中国の通信機器大手ファーウェイ(Huawei)が、2026年に最先端AI半導体の生産を大幅に拡大するという報道は、米中AI覇権競争の行方を占う上で極めて重大な意味を持つ。米国の強力な輸出規制という壁に阻まれながらも、中国が国産技術でその壁を乗り越えようとしていることを示唆するからだ。

仮にこれが実現すれば、今後の国際情勢は、技術の主導権とサプライチェーンを巡るより激しい攻防戦へと突入し、米中AI覇権競争における米国の優位が揺らぎ始める新局面に移行する。

中国側の展望:内製化による「デジタル主権」の確立

ファーウェイのAI半導体「昇騰」(Ascend)シリーズの生産拡大は、中国政府が掲げる「半導体自給自足」戦略の最大の成果となる。現時点では、米NVIDIAなどの最先端チップが性能面で優位にあるが、規制によってそれが入手困難な状況下、中国は国内の需要を国産チップで賄う道を本格化させる。

2026年までに安定的な供給体制が確立されれば、中国のIT大手がAI開発のインフラを国産チップに切り替え、米国の規制網から独立した巨大な「中国AIエコシステム」を築くことになる。これは、米国による技術デカップリング(切り離し)戦略に対する中国からの明確なカウンターパンチとなる。性能面でのハンディキャップは、巨大な国内市場と国家的な資金・人材投入によって、開発速度や応用範囲で埋め合わせようとするだろう。

米国側の対応:規制の強化と新技術の開発加速

一方の米国は、中国の国産化の動きに対し、さらに規制を強化する可能性が極めて高い。特に、中国の半導体製造能力向上に不可欠な製造装置や素材に関する輸出管理が、同盟国を巻き込みながら一層厳格化されるだろう。

また、先端半導体におけるNVIDIAの圧倒的な優位を維持するため、2nmや1nm(ナノメートル)といった次世代プロセス技術の開発競争を加速させる。競争は性能の最先端化とサプライチェーンの分断の二軸で激化し、世界経済は「米国主導のサプライチェーン」と「中国主導のサプライチェーン」の二極化が決定づけられるかもしれない。

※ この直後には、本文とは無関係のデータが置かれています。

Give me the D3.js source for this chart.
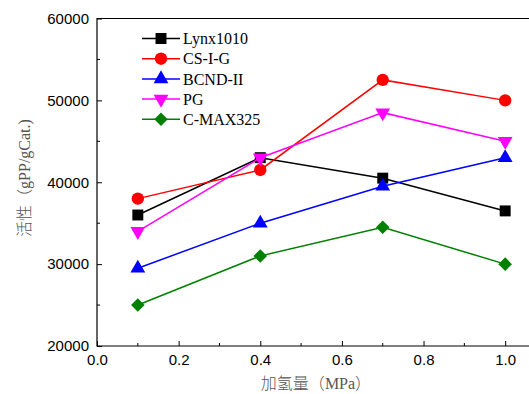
<!DOCTYPE html>
<html>
<head>
<meta charset="utf-8">
<script src="https://cdn.jsdelivr.net/npm/d3@7"></script>
<style>
  body { margin: 0; background: #fff; }
  svg { display: block; }
</style>
</head>
<body>
<svg width="529" height="394"></svg>
<script>
const pressure = [0.1, 0.4, 0.7, 1.0];
const lynx1010 = [36000, 43000, 40500, 36500];
const csig = [38000, 41500, 52500, 50000];
const bcnd = [29500, 35000, 39500, 43000];
const pg = [34000, 43000, 48500, 45000];
const cmax325 = [25000, 31000, 34500, 30000];
const xTicks = [0.0, 0.2, 0.4, 0.6, 0.8, 1.0];
const yTicks = [20000, 30000, 40000, 50000, 60000];

const series = [
    {name: "Lynx1010", values: lynx1010, color: "#000000", symbol: d3.symbolSquare, size: 120, rot: 0},
    {name: "CS-I-G", values: csig, color: "#ff0000", symbol: d3.symbolCircle, size: 120, rot: 0},
    {name: "BCND-II", values: bcnd, color: "#0000ff", symbol: d3.symbolTriangle, size: 95, rot: 0},
    {name: "PG", values: pg, color: "#ff00ff", symbol: d3.symbolTriangle, size: 95, rot: 180},
    {name: "C-MAX325", values: cmax325, color: "#008000", symbol: d3.symbolSquare, size: 92, rot: 45}
];

const plotL = 97, plotR = 546, plotT = 18.5, plotB = 346;

const x = d3.scaleLinear().domain([0, 1.1]).range([plotL, plotR]);
const y = d3.scaleLinear().domain([20000, 60000]).range([plotB, plotT]);

const svg = d3.select("svg");

// frame (right side is off the picture)
svg.append("path")
    .attr("d", "M" + plotR + "," + plotT + "H" + plotL + "V" + plotB + "H" + plotR)
    .attr("fill", "none")
    .attr("stroke", "#000")
    .attr("stroke-width", 1.2);

// minor ticks
const xMinor = d3.range(0.1, 1.1, 0.2);
svg.append("g").selectAll("line")
    .data(xMinor).enter().append("line")
    .attr("x1", d => x(d)).attr("x2", d => x(d))
    .attr("y1", plotB).attr("y2", plotB - 3)
    .attr("stroke", "#000");
const yMinor = [25000, 35000, 45000, 55000];
svg.append("g").selectAll("line")
    .data(yMinor).enter().append("line")
    .attr("y1", d => y(d)).attr("y2", d => y(d))
    .attr("x1", plotL).attr("x2", plotL + 3)
    .attr("stroke", "#000");

const xAxis = svg.append("g")
    .attr("transform", "translate(0," + plotB + ")")
    .call(d3.axisBottom(x).tickValues(xTicks).tickSizeInner(-5).tickSizeOuter(0).tickPadding(10).tickFormat(d3.format(".1f")));
const yAxis = svg.append("g")
    .attr("transform", "translate(" + plotL + ",0)")
    .call(d3.axisLeft(y).tickValues(yTicks).tickSizeInner(-5).tickSizeOuter(0).tickPadding(8).tickFormat(d3.format("d")));

[xAxis, yAxis].forEach(function (a) {
    a.select(".domain").remove();
    a.selectAll("line").attr("stroke", "#000");
    a.selectAll("text")
        .attr("font-family", "Liberation Sans, Arial, sans-serif")
        .attr("font-size", 15)
        .attr("fill", "#000");
});
xAxis.selectAll("text").attr("dy", "0.6em");

// axis titles
const cjk = "'Noto Sans CJK SC', sans-serif";
const serif = "'Liberation Serif', serif";
const xTitle = svg.append("text")
    .attr("x", 316).attr("y", 389)
    .attr("text-anchor", "middle")
    .attr("font-size", 16)
    .attr("font-weight", 300)
    .attr("fill", "#555");
xTitle.append("tspan").attr("font-family", cjk).text("加氢量（");
xTitle.append("tspan").attr("font-family", serif).attr("font-weight", 400).text("MPa");
xTitle.append("tspan").attr("font-family", cjk).text("）");

const yTitle = svg.append("text")
    .attr("transform", "translate(30,178) rotate(-90)")
    .attr("text-anchor", "middle")
    .attr("font-size", 16)
    .attr("font-weight", 300)
    .attr("fill", "#555");
yTitle.append("tspan").attr("font-family", cjk).text("活性（");
yTitle.append("tspan").attr("font-family", serif).attr("font-weight", 400).text("gPP/gCat.)");

const line = d3.line()
    .x((d, i) => x(pressure[i]))
    .y(d => y(d));

series.forEach(function (s) {
    const g = svg.append("g");
    g.append("path")
        .attr("d", line(s.values))
        .attr("fill", "none")
        .attr("stroke", s.color)
        .attr("stroke-width", 1.5);
    g.selectAll("path.m")
        .data(s.values).enter().append("path")
        .attr("class", "m")
        .attr("d", d3.symbol().type(s.symbol).size(s.size))
        .attr("transform", (d, i) => "translate(" + x(pressure[i]) + "," + y(d) + ") rotate(" + s.rot + ")")
        .attr("fill", s.color);
});

// legend
const legend = svg.append("g");
series.forEach(function (s, i) {
    const ly = 38.5 + i * 20.2;
    legend.append("line")
        .attr("x1", 142).attr("x2", 180)
        .attr("y1", ly).attr("y2", ly)
        .attr("stroke", s.color)
        .attr("stroke-width", 1.5);
    legend.append("path")
        .attr("d", d3.symbol().type(s.symbol).size(s.size))
        .attr("transform", "translate(161," + ly + ") rotate(" + s.rot + ")")
        .attr("fill", s.color);
    legend.append("text")
        .attr("x", 183).attr("y", ly)
        .attr("dy", "0.35em")
        .attr("font-family", "Liberation Serif, 'Times New Roman', serif")
        .attr("font-size", 16)
        .text(s.name);
});
</script>
</body>
</html>
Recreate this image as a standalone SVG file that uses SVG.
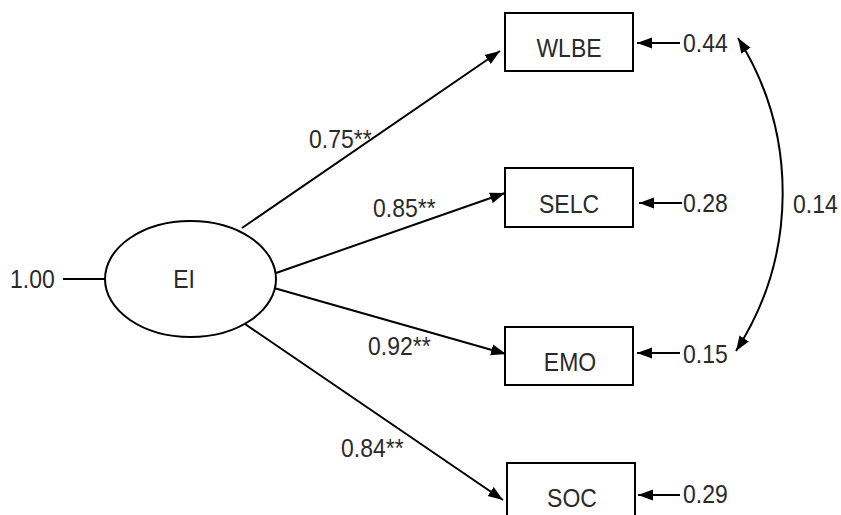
<svg xmlns="http://www.w3.org/2000/svg" width="841" height="515" viewBox="0 0 841 515">
<style>
text{font-family:"Liberation Sans",Arial,sans-serif;font-size:25px;fill:#2a2a2a}
.c{text-anchor:middle}
.box{fill:#fff;stroke:#000;stroke-width:2}
.ln{fill:none;stroke:#000;stroke-width:2}
</style>
<defs>
<marker id="ah" markerUnits="userSpaceOnUse" markerWidth="16" markerHeight="12" refX="15" refY="6" orient="auto-start-reverse" viewBox="0 0 16 12">
<path d="M0,0.5 L15,6 L0,11.5 z" fill="#000"/>
</marker>
</defs>
<rect width="841" height="515" fill="#fff"/>
<g id="connectors">
<line class="ln" x1="63" y1="279" x2="105" y2="279"/>
<line class="ln" x1="242" y1="228" x2="500" y2="51" marker-end="url(#ah)"/>
<line class="ln" x1="276" y1="273" x2="505" y2="193" marker-end="url(#ah)"/>
<line class="ln" x1="274" y1="288" x2="506" y2="354" marker-end="url(#ah)"/>
<line class="ln" x1="245" y1="324" x2="503" y2="500" marker-end="url(#ah)"/>
<line class="ln" x1="680" y1="43" x2="637" y2="43" marker-end="url(#ah)"/>
<line class="ln" x1="682" y1="203" x2="639" y2="203" marker-end="url(#ah)"/>
<line class="ln" x1="680" y1="353" x2="637" y2="353" marker-end="url(#ah)"/>
<line class="ln" x1="680" y1="495" x2="638" y2="495" marker-end="url(#ah)"/>
<path class="ln" d="M738,38 A291,291 0 0,1 736,351" marker-start="url(#ah)" marker-end="url(#ah)"/>
<text transform="translate(309,148) scale(0.92,1)">0.75**</text>
<text transform="translate(373,217) scale(0.92,1)">0.85**</text>
<text transform="translate(368,355) scale(0.92,1)">0.92**</text>
<text transform="translate(341,457) scale(0.92,1)">0.84**</text>
<text transform="translate(683,52) scale(0.92,1)">0.44</text>
<text transform="translate(683,212) scale(0.92,1)">0.28</text>
<text transform="translate(683,363) scale(0.92,1)">0.15</text>
<text transform="translate(683,503) scale(0.92,1)">0.29</text>
<text transform="translate(793,213) scale(0.92,1)">0.14</text>
<text transform="translate(10,288) scale(0.92,1)">1.00</text>
</g>
<g id="EI">
<ellipse cx="190.5" cy="279" rx="85.5" ry="58" class="box"/>
<text class="c" transform="translate(184,288) scale(0.92,1)">EI</text>
</g>
<g id="WLBE">
<rect x="505" y="13" width="128" height="58" class="box"/>
<text class="c" transform="translate(569,57) scale(0.92,1)">WLBE</text>
</g>
<g id="SELC">
<rect x="505" y="168" width="128" height="59" class="box"/>
<text class="c" transform="translate(569,213) scale(0.92,1)">SELC</text>
</g>
<g id="EMO">
<rect x="505" y="327" width="128" height="58" class="box"/>
<text class="c" transform="translate(570,371) scale(0.92,1)">EMO</text>
</g>
<g id="SOC">
<rect x="507" y="463" width="128" height="60" class="box"/>
<text class="c" transform="translate(572,507) scale(0.92,1)">SOC</text>
</g>
</svg>
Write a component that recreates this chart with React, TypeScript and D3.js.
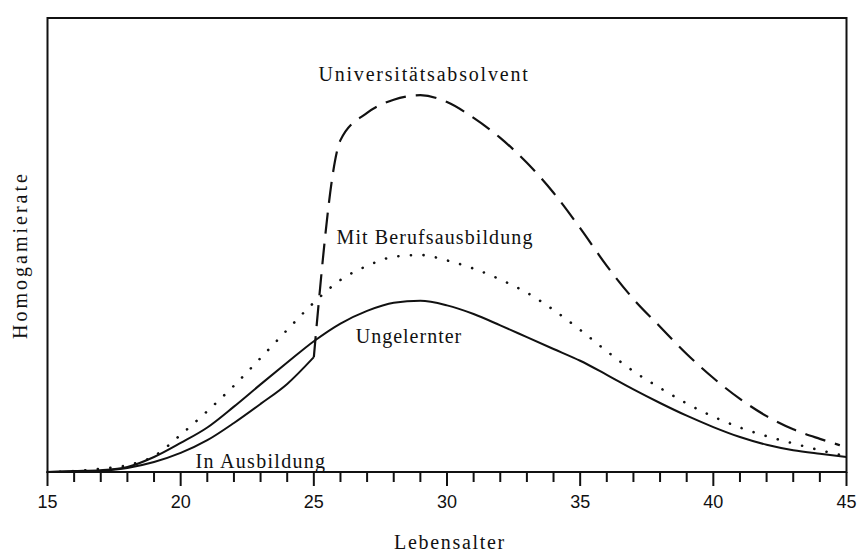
import * as d3 from "d3";

// Lebensalter (Jahre)
const ages = [15, 16, 17, 18, 19, 20, 21, 22, 23, 24, 25, 26, 27, 28, 29, 30, 31, 32, 33, 34, 35, 36, 37, 38, 39, 40, 41, 42, 43, 44, 45];

// Homogamierate (relative Einheiten)
const ungelernter = [0, 0.2, 0.4, 1.1, 3.3, 6.4, 9.8, 14.4, 19.3, 24.1, 28.8, 32.7, 35.5, 37.3, 37.7, 36.7, 34.8, 32.3, 29.7, 27.1, 24.5, 21.4, 18.2, 15.2, 12.4, 9.9, 7.7, 6.0, 4.8, 4.0, 3.3];
const mitBerufsausbildung = [0, 0.2, 0.7, 1.5, 3.5, 8.2, 13.4, 19.0, 25.1, 31.3, 37.3, 42.3, 45.4, 47.4, 47.8, 46.6, 44.8, 42.4, 39.5, 35.7, 31.3, 26.6, 22.2, 18.5, 15.1, 12.2, 9.8, 7.9, 6.3, 4.8, 3.5];

const ausbildungAges = [15, 16, 17, 18, 19, 20, 21, 22, 23, 24, 25];
const inAusbildung = [0, 0.1, 0.3, 0.9, 2.2, 4.2, 7.0, 10.8, 15.0, 19.4, 25.3];

const uniAges = [25, 26, 27, 28, 29, 30, 31, 32, 33, 34, 35, 36, 37, 38, 39, 40, 41, 42, 43, 44, 44.75];
const universitaet = [25.3, 73.1, 79.1, 82.0, 83.0, 81.5, 78.0, 73.6, 68.1, 61.5, 53.7, 45.4, 38.1, 32.0, 26.0, 20.7, 16.1, 12.3, 9.4, 7.3, 5.9];

const tickYears = d3.range(15, 46);
const labelYears = [15, 20, 25, 30, 35, 40, 45];

const W = 862;
const H = 556;
const left = 47.5;
const right = 846.5;
const top = 18;
const bottom = 472;

const serif = "'Liberation Serif', 'DejaVu Serif', serif";
const sans = "'Liberation Sans', Arial, sans-serif";

export default function App() {
  const x = d3.scaleLinear().domain([15, 45]).range([left, right]);
  const y = d3.scaleLinear().domain([0, 100]).range([bottom, top]);

  const line = d3
    .line<[number, number]>()
    .x((d) => x(d[0]))
    .y((d) => y(d[1]))
    .curve(d3.curveMonotoneX);

  const zip = (xs: number[], ys: number[]) => xs.map((a, i) => [a, ys[i]] as [number, number]);

  return (
    <svg
      width={W}
      height={H}
      style={{ position: "absolute", left: 0, top: 0, background: "#fff" }}
    >
      {/* Rahmen */}
      <rect
        x={left}
        y={top}
        width={right - left}
        height={bottom - top}
        fill="none"
        stroke="#111"
        strokeWidth={2}
      />

      {/* Kurven */}
      <path d={line(zip(ages, ungelernter)) ?? ""} fill="none" stroke="#111" strokeWidth={2} />
      <path d={line(zip(ausbildungAges, inAusbildung)) ?? ""} fill="none" stroke="#111" strokeWidth={2} />
      <path
        d={line(zip(ages, mitBerufsausbildung)) ?? ""}
        fill="none"
        stroke="#111"
        strokeWidth={2.6}
        strokeLinecap="round"
        strokeDasharray="0.1,12.5"
      />
      <path
        d={line(zip(uniAges, universitaet)) ?? ""}
        fill="none"
        stroke="#111"
        strokeWidth={2.2}
        strokeDasharray="21,10"
      />

      {/* x-Achse */}
      {tickYears.map((t) => (
        <line
          key={t}
          x1={x(t)}
          x2={x(t)}
          y1={bottom}
          y2={bottom + (t % 5 === 0 ? 14 : 10)}
          stroke="#111"
          strokeWidth={2}
        />
      ))}
      {labelYears.map((t) => (
        <text
          key={t}
          x={x(t)}
          y={508}
          textAnchor="middle"
          fontFamily={sans}
          fontSize={18}
          fill="#111"
        >
          {t}
        </text>
      ))}

      {/* Beschriftungen */}
      <g fontFamily={serif} fontSize={20} fill="#111" textAnchor="middle">
        <text x={424} y={81} letterSpacing={1.8}>
          Universitätsabsolvent
        </text>
        <text x={435} y={244} letterSpacing={1.1}>
          Mit Berufsausbildung
        </text>
        <text x={409} y={343} letterSpacing={1}>
          Ungelernter
        </text>
        <text x={261} y={468} letterSpacing={1.3}>
          In Ausbildung
        </text>
        <text transform={`translate(27, 255) rotate(-90)`} letterSpacing={3}>
          Homogamierate
        </text>
        <text x={450} y={549} letterSpacing={1.7}>
          Lebensalter
        </text>
      </g>
    </svg>
  );
}
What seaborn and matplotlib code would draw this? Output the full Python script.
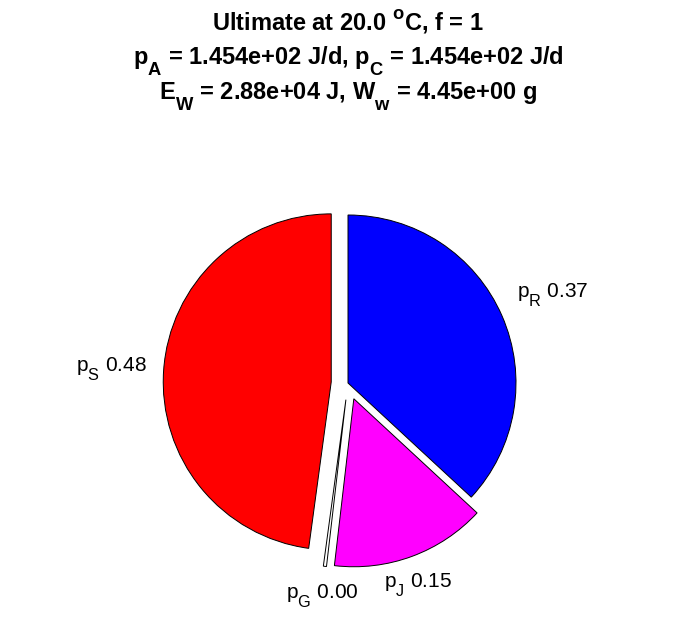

日本を取り巻く地政学的影響:戦略的ポジションの再構築

日本にとって、米中AI半導体競争の激化は、経済と安全保障の両面で、極めて重要かつデリケートな地政学的課題を突きつける。日本は現在、米国との同盟関係に基づき、半導体製造装置の対中輸出規制に協調している。ファーウェイの国産化成功は、中国の軍事・情報技術の自立を意味するため、日本は米国との安全保障連携をさらに深めざるを得ない。具体的には、AI、量子、バイオといった先端技術分野での日米共同研究や情報共有が加速する。

一方で、日本は半導体製造に不可欠な製造装置と素材の分野で、世界トップシェアを持つ企業が多数存在する。米中双方のサプライチェーンが分断されても、日本の装置・素材メーカーは世界中の半導体生産にとって不可欠な存在である。この材料・装置立国としてのユニークなポジションは、日本の国際的な発言力を高める戦略的な資産となる。政府はこの強みを活かし、国内のサプライチェーン強靭化(TSMC熊本工場誘致、Rapidus設立など)を加速させ、技術流出の防止と同時に、同盟国に対する供給責任を果たすバランスの取れた外交戦略が求められる。

経済的な「踏み絵」の回避

競争の激化は、日本企業に対して「米国か、中国か」という選択、すなわち「踏み絵」を迫る場面を増加させる。

特に、AI半導体を利用する自動車や産業機械、クラウドサービスといった製品を提供する企業は、市場選択と技術選定において、高度な地政学的リスク管理を必要とする。中国市場の巨大な魅力と、米国市場および同盟国との技術連携という二律背背反する要素の間で、柔軟かつ戦略的な事業展開が日本の経済的な生命線となる。

日本に求められる「自律と連携」

ファーウェイの生産拡大報道が示唆するのは、中国の技術的な自立によって米中間の競争がさらに長期化し、世界を二分する技術ブロックが形成されるということだ。

日本は、半導体製造装置と素材という「鍵」を握る国として、この激動の時代において「技術の自律」(次世代半導体の国産化)と「同盟国との連携」(技術ガバナンスへの参画)を両立させる、戦略的な針路を明確に定める必要がある。国際社会における日本の真価が問われるのは、これからである。